In my previous post ICT Integration: Part One – Defining, I defined what ICT integration looks like in my context. In this post I will suggest several different assessment and monitoring approaches that can be used to measure and assess the impact of this integration.
How do we assess the degree to which we are integrating ICT into the classrooms?
Current monitoring, and evaluation processes within the project do, to some extent assess the degree to which technology is being integrated into the classroom. This occurs through the analysis of quantitative data which illustrates the number of hours students use the devices. While this provides a clear assessment of the time spent using the integrated technology, it provides little indication of the impact of the integration itself.
So how can we measure the impact?
Collaboratively as a group, the Education Specialists have tried to tackle this issue previously. Through meetings and copious amounts of WhatsApp messaging we have identified some strategies that could work within our context to measure the impact of the technology integration.
Strategy One – Triangulate data to measure learning growth
- What? Triangulating data on the time spent using the device with previous and current literacy and numeracy learning achievement data for each child.

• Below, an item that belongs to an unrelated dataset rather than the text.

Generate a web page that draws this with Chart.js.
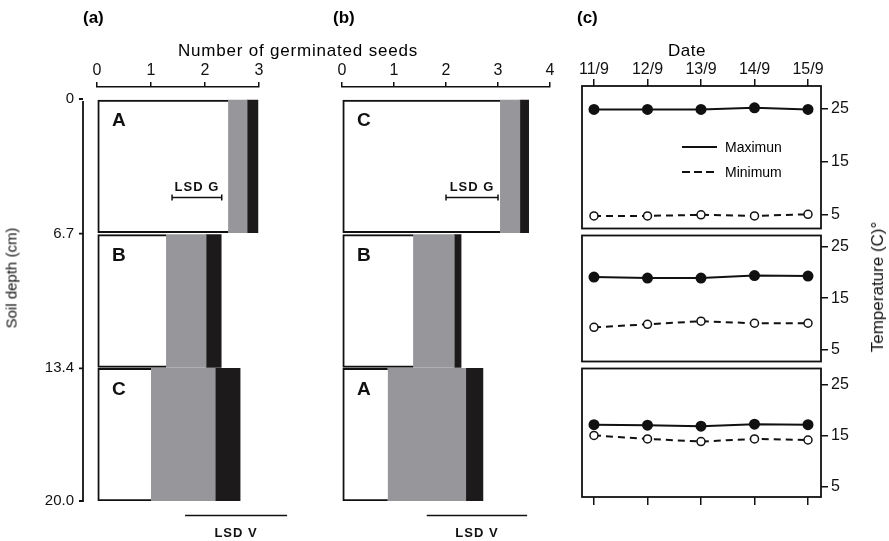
<!DOCTYPE html>
<html>
<head>
<meta charset="utf-8">
<script src="https://cdn.jsdelivr.net/npm/chart.js@4.4.1/dist/chart.umd.min.js"></script>
<style>
body { margin: 0; background: #fff; font-family: "Liberation Sans", Arial, sans-serif; color: #000; }
#page { position: relative; width: 889px; height: 541px; overflow: hidden; background: #fff; }
canvas { position: absolute; }
.txt { position: absolute; white-space: nowrap; z-index: 2; }
.panel { font-weight: bold; font-size: 17px; top: 8px; }
.rot { transform: translate(-50%, -50%) rotate(-90deg); color: #111; }
.ctr { transform: translate(-50%, -50%); }
.leg { position: absolute; left: 682px; display: flex; align-items: center; font-size: 14px; height: 20px; z-index: 2; }
.leg span { margin-left: 8px; }
</style>
</head>
<body>
<div id="page">
	<canvas id="chartA" width="300" height="541" style="left:0;top:0"></canvas>
	<canvas id="chartB" width="270" height="541" style="left:300px;top:0"></canvas>
	<canvas id="chartC1" width="319" height="235" style="left:570px;top:0"></canvas>
	<canvas id="chartC2" width="319" height="139" style="left:570px;top:229px"></canvas>
	<canvas id="chartC3" width="319" height="179" style="left:570px;top:362px"></canvas>

	<div class="txt panel" style="left:83px">(a)</div>
	<div class="txt panel" style="left:333px">(b)</div>
	<div class="txt panel" style="left:577px">(c)</div>
	<div class="txt ctr" style="left:298px;top:51px;font-size:17px;letter-spacing:0.8px">Number of germinated seeds</div>
	<div class="txt ctr" style="left:687px;top:51px;font-size:17px;letter-spacing:0.5px">Date</div>
	<div class="txt rot" style="left:11px;top:278px;font-size:15px">Soil depth (cm)</div>
	<div class="txt rot" style="left:878px;top:287px;font-size:17px">Temperature (C)°</div>
	<div id="legend"></div>
</div>
<script>
// panels (a) and (b): germinated seeds in each soil layer
const depthTicks = [0, 6.7, 13.4, 20.0];

const layersA = ["A", "B", "C"];
const whiteA = [2.43, 1.28, 1.0];
const greyA = [0.35, 0.74, 1.19];
const blackA = [0.2, 0.28, 0.46];
const lsdGA = [1.39, 2.31];
const lsdVA = [1.63, 3.52];

const layersB = ["C", "B", "A"];
const whiteB = [3.04, 1.37, 0.88];
const greyB = [0.38, 0.79, 1.5];
const blackB = [0.17, 0.13, 0.33];
const lsdGB = [2.0, 3.0];
const lsdVB = [1.63, 3.56];

// panel (c): daily temperature for the three layers
const dates = ["11/9", "12/9", "13/9", "14/9", "15/9"];
const seriesNames = ["Maximun", "Minimum"];
const tempTicks = [5, 15, 25];
const maxTop = [24.8, 24.8, 24.8, 25.1, 24.8];
const minTop = [4.8, 4.8, 5.0, 4.8, 5.1];
const maxMid = [19.1, 18.9, 18.9, 19.4, 19.3];
const minMid = [9.3, 9.9, 10.5, 10.1, 10.1];
const maxBot = [17.2, 17.1, 16.9, 17.3, 17.2];
const minBot = [15.1, 14.4, 13.9, 14.4, 14.2];

const FONT = '"Liberation Sans", Arial, sans-serif';
const INK = "#111";
const lsdGDepth = 4.9;
const lsdVDepth = 20.72;
const depthGap = 14; // space between depth axis line and the bars

Chart.defaults.font.family = FONT;
Chart.defaults.color = INK;

const layerLetters = {
	id: "layerLetters",
	afterDatasetsDraw(chart, args, opts) {
		var ctx = chart.ctx;
		var meta = chart.getDatasetMeta(0);
		ctx.save();
		ctx.font = "bold 19px " + FONT;
		ctx.fillStyle = INK;
		ctx.textBaseline = "middle";
		meta.data.forEach(function (bar, i) {
			ctx.fillText(opts.labels[i], chart.chartArea.left + 15, bar.y - bar.height / 2 + 21);
		});
		ctx.restore();
	},
};

// the depth axis stands apart from the bars: its line and ticks come from the y scale
const depthAxis = {
	id: "depthAxis",
	afterDraw(chart) {
		var s = chart.scales.y;
		if (!s.options.display) return;
		var x = chart.chartArea.left - depthGap;
		var ctx = chart.ctx;
		ctx.save();
		ctx.strokeStyle = INK;
		ctx.lineWidth = 1.8;
		ctx.beginPath();
		ctx.moveTo(x, chart.chartArea.top + 2);
		ctx.lineTo(x, chart.chartArea.bottom + 1);
		depthTicks.forEach(function (v) {
			var p = s.getPixelForValue(v);
			ctx.moveTo(x - 4, p);
			ctx.lineTo(x, p);
		});
		ctx.stroke();
		ctx.restore();
	},
};

const lsdLabels = {
	id: "lsdLabels",
	afterDatasetsDraw(chart) {
		var ctx = chart.ctx;
		chart.data.datasets.forEach(function (ds, i) {
			if (!ds.lsdText) return;
			var pts = chart.getDatasetMeta(i).data;
			var mid = (pts[0].x + pts[1].x) / 2;
			ctx.save();
			ctx.font = "bold 13px " + FONT;
			ctx.letterSpacing = "1px";
			ctx.fillStyle = INK;
			ctx.textAlign = "center";
			if (ds.lsdSide == "above") {
				ctx.textBaseline = "bottom";
				ctx.fillText(ds.lsdText, mid, pts[0].y - 4);
			} else {
				ctx.textBaseline = "top";
				ctx.fillText(ds.lsdText, mid, pts[0].y + 11);
			}
			ctx.restore();
		});
	},
};

const frame = {
	id: "frame",
	afterDatasetsDraw(chart) {
		var a = chart.chartArea;
		var ctx = chart.ctx;
		ctx.save();
		ctx.strokeStyle = INK;
		ctx.lineWidth = 1.8;
		ctx.strokeRect(a.left, a.top, a.right - a.left, a.bottom - a.top);
		ctx.restore();
	},
};

function lsdLine(range, depth, text, side) {
	return {
		type: "line",
		order: 0,
		data: [
			{ x: range[0], y: depth },
			{ x: range[1], y: depth },
		],
		borderColor: INK,
		borderWidth: 1.5,
		pointStyle: "line",
		rotation: 90,
		pointRadius: 3,
		pointBorderWidth: 1.5,
		pointBorderColor: INK,
		clip: false,
		lsdText: text,
		lsdSide: side,
	};
}

function seedChart(id, layers, white, grey, black, lsdG, lsdV, xMax, showDepth, padLeft, padRight) {
	var w = [], g = [], b = [];
	for (var i = 0; i < white.length; i++) {
		var c = (depthTicks[i] + depthTicks[i + 1]) / 2;
		w.push({ y: c, x: [0, white[i]] });
		g.push({ y: c, x: [white[i], white[i] + grey[i]] });
		b.push({ y: c, x: [white[i] + grey[i], white[i] + grey[i] + black[i]] });
	}
	var barBase = { type: "bar", order: 1, grouped: false, categoryPercentage: 1, barPercentage: 1 };
	var scales = {
		x: {
			type: "linear",
			position: "top",
			weight: 1,
			min: 0,
			max: xMax,
			ticks: { stepSize: 1, font: { size: 16 }, padding: 2, color: INK },
			grid: { drawOnChartArea: false, tickLength: 5, color: INK, lineWidth: 1.5 },
			border: { color: INK, width: 1.5 },
			afterFit: function (s) { s.height = 87; },
		},
		xGap: {
			position: "top",
			grid: { display: false },
			border: { display: false },
			ticks: { display: false },
			afterFit: function (s) { s.height = 12; },
		},
		y: {
			type: "linear",
			position: "left",
			reverse: true,
			offset: false,
			min: 0,
			max: 20,
			display: showDepth,
			afterBuildTicks: function (s) {
				s.ticks = depthTicks.map(function (v) { return { value: v }; });
			},
			ticks: {
				font: { size: 15 },
				padding: 15,
				color: INK,
				callback: function (v) { return v === 0 ? "0" : v.toFixed(1); },
			},
			grid: { display: false },
			border: { display: false },
		},
	};
	if (showDepth) {
		scales.y.afterFit = function (s) { s.width = 97; };
	}
	return new Chart(document.getElementById(id), {
		type: "bar",
		data: {
			datasets: [
				Object.assign({}, barBase, { data: w, backgroundColor: "#fff", borderColor: INK, borderWidth: 2, borderSkipped: "end" }),
				Object.assign({}, barBase, { data: g, backgroundColor: "#96969b", borderWidth: 0 }),
				Object.assign({}, barBase, { data: b, backgroundColor: "#1c1a1b", borderWidth: 0 }),
				lsdLine(lsdG, lsdGDepth, "LSD G", "above"),
				lsdLine(lsdV, lsdVDepth, "LSD V", "below"),
			],
		},
		options: {
			indexAxis: "y",
			responsive: false,
			animation: false,
			layout: { padding: { left: padLeft, right: padRight, top: 0, bottom: 40 } },
			plugins: {
				legend: { display: false },
				tooltip: { enabled: false },
				layerLetters: { labels: layers },
			},
			scales: scales,
		},
		plugins: [layerLetters, lsdLabels, depthAxis],
	});
}

seedChart("chartA", layersA, whiteA, greyA, blackA, lsdGA, lsdVA, 3, true, 0, 41);
seedChart("chartB", layersB, whiteB, greyB, blackB, lsdGB, lsdVB, 4, false, 42, 20);

function points(values) {
	return values.map(function (v, i) { return { x: i, y: v }; });
}

function dateTicks(s) {
	s.ticks = dates.map(function (d, i) { return { value: i }; });
}

function tempChart(id, maxData, minData, yMin, yMax, part) {
	var scales = {
		x: {
			type: "linear",
			position: "top",
			min: -0.224,
			max: 4.243,
			display: part == "top",
			afterBuildTicks: dateTicks,
			ticks: {
				font: { size: 16 },
				padding: 0,
				color: INK,
				callback: function (v) { return dates[v]; },
			},
			grid: { drawOnChartArea: false, tickLength: 7, color: INK, lineWidth: 1.5 },
			border: { display: false },
		},
		y: {
			type: "linear",
			position: "right",
			min: yMin,
			max: yMax,
			afterBuildTicks: function (s) {
				s.ticks = tempTicks.map(function (v) { return { value: v }; });
			},
			ticks: { font: { size: 16 }, padding: 3, color: INK },
			grid: { drawOnChartArea: false, tickLength: 7, color: INK, lineWidth: 1.5 },
			border: { display: false },
			afterFit: function (s) {
				s.width = 68;
				s.paddingTop = 0;
				s.paddingBottom = 0;
			},
		},
	};
	if (part == "top") {
		scales.x.afterFit = function (s) { s.height = 86; };
	}
	if (part == "bottom") {
		scales.xb = {
			type: "linear",
			position: "bottom",
			min: -0.224,
			max: 4.243,
			afterBuildTicks: dateTicks,
			ticks: { display: false },
			grid: { drawOnChartArea: false, tickLength: 8, color: INK, lineWidth: 1.5 },
			border: { display: false },
			afterFit: function (s) { s.height = 44; },
		};
	}
	return new Chart(document.getElementById(id), {
		type: "line",
		data: {
			datasets: [
				{
					label: seriesNames[0],
					data: points(maxData),
					borderColor: INK,
					borderWidth: 2,
					pointRadius: 4.5,
					pointBackgroundColor: INK,
					pointBorderColor: INK,
					clip: false,
				},
				{
					label: seriesNames[1],
					data: points(minData),
					borderColor: INK,
					borderWidth: 2,
					borderDash: [7, 5],
					pointRadius: 4,
					pointBackgroundColor: "#fff",
					pointBorderColor: INK,
					pointBorderWidth: 1.5,
					clip: false,
				},
			],
		},
		options: {
			responsive: false,
			animation: false,
			layout: { padding: { left: 12, right: 0, top: part == "top" ? 0 : 3, bottom: part == "bottom" ? 0 : 3 } },
			plugins: { legend: { display: false }, tooltip: { enabled: false } },
			scales: scales,
		},
		plugins: [frame],
	});
}

tempChart("chartC1", maxTop, minTop, 2.43, 29.2, "top");
tempChart("chartC2", maxMid, minMid, 2.65, 27.2, "middle");
tempChart("chartC3", maxBot, minBot, 3.04, 28.2, "bottom");

// legend for panel (c)
var legendHtml = "";
seriesNames.forEach(function (name, i) {
	var dash = i == 1 ? ' stroke-dasharray="8 4"' : "";
	legendHtml +=
		'<div class="leg" style="top:' + (137 + i * 25) + 'px">' +
		'<svg width="35" height="4"><line x1="0" y1="2" x2="35" y2="2" stroke="#111" stroke-width="2"' + dash + "/></svg>" +
		"<span>" + name + "</span></div>";
});
document.getElementById("legend").innerHTML = legendHtml;
</script>
</body>
</html>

- Why? If the technology integration is proving effective than the students who spend more time on the devices should be making greater gains in numeracy and literacy, compared to those students who use the devices for a lesser amount of time.
Strategy Two – Leverage and analyze the data collected from the app to measure task fluency and understanding
- What? Analyze the time spent on a task, with the learner’s number of attempts to complete the task before answering correctly.
- Why? The tasks, which are structured into units are designed using rote-learning principles, meaning that as the tasks progress in the unit they are simply being repeated with no increase in difficulty. As a result, as students progress through the unit they should be completing tasks in shorter amounts of time with higher levels of accuracy. Thus demonstrating learning growth through increased understanding and fluency.
Strategy Three – Leverage and analyze the data collected from the app to measure basic digital literacy skills of learners
- What? Compare the number of times a learners take to log-on to their profile and begin working.
- Why? This comparison would reveal any increases (or decreases) in digital literacy skills, being the ability to locate and use the app. Ideally the logon time should decrease the more students use the devices.
Strategy Four – Teacher Questionnaire to measure technical and pedagogical ICT knowledge.
- What? Conduct qualitative and quantitative teacher questionnaires.
- Why? As part of the ongoing training facilitated by Education Specialist, each session should allocate time for a questionnaire that aims to measure the technical and pedagogical ICT knowledge of teachers and school leaders. The questionnaire would be modelled off the UNESCO Teacher ICT Competency Framework (UNESCO, 2011) with a particular focus on the following two areas
- Pedagogy – ICT enhanced learning and
- Teacher Professional Learning – Digital Literacy.
Strategy Five – Community consultations to measure awareness and values of ICT integration in education
- What? Hold bi-annual community consultations (mothers’ groups, parent associations ect) to discuss benefits of ICTs, address concerns and collect qualitative data on their awareness and values of ICT integration in schools.
- Why? In Malawi the prominence of ICT in everyday life is minimal, as such it is believed that the impacts of ICT integration is not just felt within the school but also in communities, particularly on community perception towards the efficacy of ICT.